I didn't get into all the houses to get pics because I was too busy talking and trying to find some rare masdevallia species that they had long sold out of, but found some nice things






eric (nyeric) checking things out in the paph house (he was moving so quickly it was tough to keep him in focus!  ) actually just my poor photo skills 





pics from paph house










clark (clark e) pondering orchid purchases

























clark wondering if his credit card will handle the recent purchases





eric is humored by charles' (cnycharles) puny plant selection!

as usual, parkside owners and staff were very friendly and helpful, and the snacks/cider they had were very tasty. if you live nearby you should check it out! was a very fun trip, thanks to eric for driving and clark for breakfast and extra plants!


----------



## likespaphs (Nov 29, 2009)

looks like big fun!


----------



## cnycharles (Nov 29, 2009)

likespaphs said:


> looks like big fun!



almost like a roller coaster ride at times! oke: that just added to the fun, though


----------



## etex (Nov 29, 2009)

WOW!! A look into the greenhouse of one of the biggies!! Great photos!! Looks like you guys had a blast! Thank you so much for taking the pics and sharing them!!


----------



## JeanLux (Nov 29, 2009)

cool to see you guys with all of those packages  !!!! Jean


----------



## biothanasis (Nov 29, 2009)

Great moments!! And great plants!!! I love bulbo blumei and tolumnia!


----------



## Yoyo_Jo (Nov 29, 2009)

Looks like you guys had a great day. Thanks for posting your photos.:clap:


----------



## Heather (Nov 29, 2009)

Very cool! Looks like you guys had a great time.


----------



## SlipperKing (Nov 29, 2009)

A good time was had by ALL! Thanks Charles (even thou you had a puny selection!)


----------



## Candace (Nov 29, 2009)

How many g.h.'s are there at Parkside?

It sounds like you guys had a blast.


----------



## rdlsreno (Nov 29, 2009)

That is nice you and Eric had fun! Someday I will visit them.

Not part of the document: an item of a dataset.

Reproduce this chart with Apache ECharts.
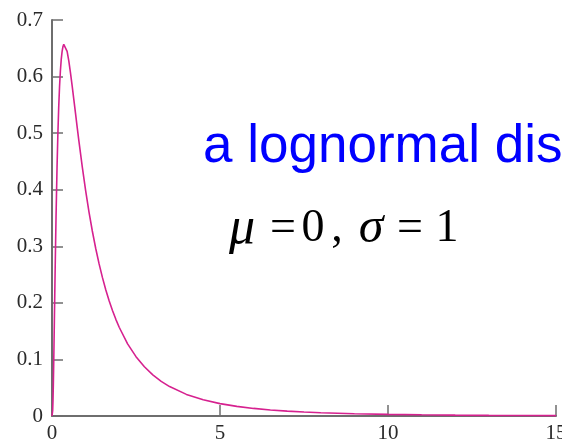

Thanks for posting the pictures!

Ramon


----------



## cnycharles (Nov 29, 2009)

Candace said:


> How many g.h.'s are there at Parkside?
> 
> It sounds like you guys had a blast.



I think there are five greenhouses, or at least four houses and one section between houses c and d that had cooler masdies and pleuro (small air conditioner and I think a small swamp cooler). There are lots of amazing things there, and I really have to use great restraint when I go there, because even though they may have some things I've already got, they usually look much better than my plants! The south or central american plants that have things like miltoniopsis and cochlioda type hybrids are so colorful, but they grow so tall they would never fit where I grow. Parkside has lots of air moving and good humidity, which the plants love. If I get lots of air moving it's usually going to be dry...


----------



## Bob in Albany N.Y. (Nov 29, 2009)

Thanks for the photos. I'm always there first thing in the morning on their Friday sale but couldn't get the day off this year. So Donna and I made the trip a week earlier on that Saturday. The good thing was it was much quieter will shoppers. Actually, John let me in an hour and a half before opening so we could avoid the bus that was heading their way. I took a quick look threw all the house but spent the vast majority of my time in the paph. house. They even had a couple of roths. in sheath. In my Honda Accord we put a tray and a box of plants as well as a 50lb bag of charcoal and 18 bags of bark. We were full right up to the ceiling. Always lots of fun talking to John about the paphs. He even had a few paphs. put aside for me. I love going there. I understand John is making a trip to Hawaii in mid January with the sole purpose of buying Paphs. When he returns with his new plants we'll make another day trip up their for more bark and I'm sure some of the Paphs. will also follow me home.


----------



## Hera (Nov 29, 2009)

What fun! Some day I will make it to Parkside.......


----------



## SlipperFan (Nov 29, 2009)

You know how to make a person jealous!


----------



## NYEric (Nov 29, 2009)

It was good to make the trip w/ a group of STF'rs; and even though I was restrained in my buying there were only about 4 plants I wanted that I didn't get!  Thanx for posting the phhotos Charles, Riggie-fest for sure!


----------



## Gilda (Nov 29, 2009)

Nothing like a good road trip with friends to shop for orchids !! I am "green" with jealousy, but glad you had a good time !:clap: Thanks for sharing !


----------



## swamprad (Nov 29, 2009)

Wow, what a fun day! Wish I had been there too!


----------



## Clark (Nov 30, 2009)

Had a great time!
Charles and Eric- Thanks for visiting, you guys are always welcome!
The Friday party looks like it will be annual.
Sorry we didn't have any blooms to show off. 
Clark


----------



## goldenrose (Nov 30, 2009)

:rollhappy: Looks like a good time was had by all! 
Certainly looks like a worthwhile place to visit in person ...
til then we'll have a tour their website!


----------